The power of positive touch
Two feet in. It’s a slogan the team frequently uses, coined by junior Molly Fisher at the start of the 2022-23 season. It exemplifies the physical and holistic aspect of committing 100% to the program.
Hirt is the embodiment of two feet in.
Nothing stops her from leading the team, from building on the momentum. Not the doctor appointments or chemotherapy treatments or the protective mask she must wear around others.
Heading into 2024, the Big Red own a 9-2 record.
“She was willing to do whatever it took to be back with us as soon as possible and be around us again, and that shows her love and passion for basketball and this team,” Ava Warcaba ’24 says.
Hirt promotes the power of the “positive touch.” She encourages fist bumps and high-fives in practices and games, inspired by former NBA point guard Steve Nash — who, as legend has it, averaged 239 high-fives per game when he played for the Phoenix Suns.
“The impact of getting a positive touch from somebody after drills, or after a really hard competitive practice, is a little way that you can connect with your teammates and just continue to come back together as a group,” Hirt says. “Everyone thinks you need to do these big team-bonding events or you need to do these big things, but we try to carve out culture as something that we do every day.”
On Jan. 19, the Big Red defeat conference rival DePauw University, 54-48, for the first time since the 2015-16 season. Denison had been 2-28 in its previous 30 meetings against DePauw.
If there are any lingering doubts about the team’s commitment to “two feet in,” they’re vanquished on Feb. 3. The Big Red rally from 13 points down in the final five minutes to shock Wittenberg, 78-77. Morgan Kress ’27 delivers the game-winning free throw with 1.5 seconds remaining.
Denison is 16-5 overall and 7-3 in the conference. The Big Red’s improvement is the talk of the league, the fight of their coach and players an irresistible story.
“Usually there’s a point in every season when players get tired of coming to practice,” Woolam says. “It’s a long season, a grind. But that didn’t happen this year. The players looked forward to coming in every day to work with Coach Mo.”
Planning for the future
It’s been said that adversity does not build character but reveals it. Both coaches and players learn much about their inner strengths.
“We really leaned on what we had been preaching about team culture and its importance,” Woolam says.
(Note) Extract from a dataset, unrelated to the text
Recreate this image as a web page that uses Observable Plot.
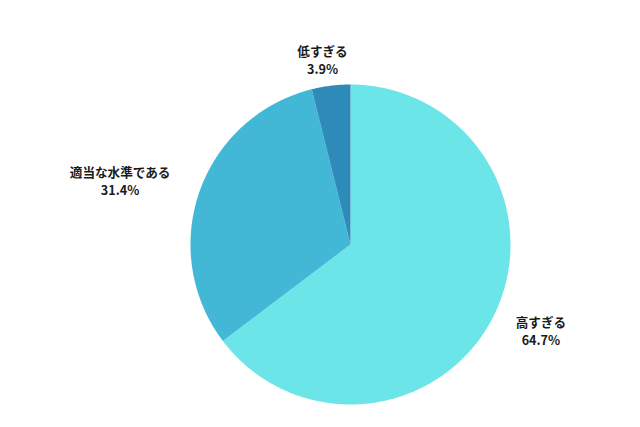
<!DOCTYPE html>
<html>
<head>
<meta charset="utf-8">
<script src="https://cdn.jsdelivr.net/npm/d3@7"></script>
<script src="https://cdn.jsdelivr.net/npm/@observablehq/plot@0.6"></script>
<style>
  html, body { margin: 0; padding: 0; background: #fff; }
  #chart { width: 640px; height: 427px; }
</style>
</head>
<body>
<div id="chart"></div>
<script>
// Data
const categories = ["高すぎる", "適当な水準である", "低すぎる"];
const values = [64.7, 31.4, 3.9];
const valueLabels = ["64.7%", "31.4%", "3.9%"];
const colors = ["#6be5e8", "#43b8d6", "#2e8bb9"];

// Layout (label block centres in unit-circle coordinates)
const labelXY = [[1.19, -0.535], [-1.44, 0.40], [-0.175, 1.16]];

const total = d3.sum(values);
let acc = 0;
const slicePoints = [];
const labels = [];
categories.forEach((c, i) => {
  const a0 = acc / total * 2 * Math.PI;
  acc += values[i];
  const a1 = acc / total * 2 * Math.PI;
  slicePoints.push({cat: c, x: 0, y: 0});
  const n = Math.max(2, Math.ceil((a1 - a0) / (Math.PI / 360)));
  for (let k = 0; k <= n; k++) {
    const a = a0 + (a1 - a0) * k / n;
    slicePoints.push({cat: c, x: Math.sin(a), y: Math.cos(a)});
  }
  labels.push({x: labelXY[i][0], y: labelXY[i][1], text: c + "\n" + valueLabels[i]});
});

const chart = Plot.plot({
  width: 640,
  height: 427,
  margin: 0,
  style: {fontFamily: "'Noto Sans CJK JP', 'Noto Sans', sans-serif", background: "#fff"},
  x: {domain: [-1, 1], range: [190, 510], axis: null},
  y: {domain: [-1, 1], range: [404, 84], axis: null},
  color: {domain: categories, range: colors},
  marks: [
    Plot.line(slicePoints, {x: "x", y: "y", z: "cat", fill: "cat", stroke: null, curve: "linear-closed"}),
    Plot.text(labels, {x: "x", y: "y", text: "text", fontSize: 12.6, fontWeight: "bold", fill: "#1a1a1a", lineHeight: 1.45})
  ]
});
document.getElementById("chart").appendChild(chart);
</script>
</body>
</html>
Denison reaches the semifinals of the conference tournament. They finish the season 20-7 overall and 10-4 in conference play — doubling their win totals in each category from the previous season. The 20 victories are the most by the Big Red since the 2015-16 season.
Everyone in the athletic department supports Hirt’s fight. The men’s and women’s golf teams establish a Big Red Birdie Battle fundraiser. They ask for pledges for all birdies and eagles during the spring semester, with proceeds going to the James Cancer Hospital in Columbus.
Hirt is humbled and grateful. Her chemo treatments run through the spring, with a stem cell transplant scheduled for the summer.
The Big Red’s dramatic improvement in the standings earns Hirt individual recognition.
She wins the D3hoops.com regional coach of the year award and is named a finalist for the Division III Women’s Basketball Coaches Association coach of the year.
“I don’t know how anyone else could have won that award but Coach Mo,” Woolam says. “Nobody else won 20 games while battling cancer.”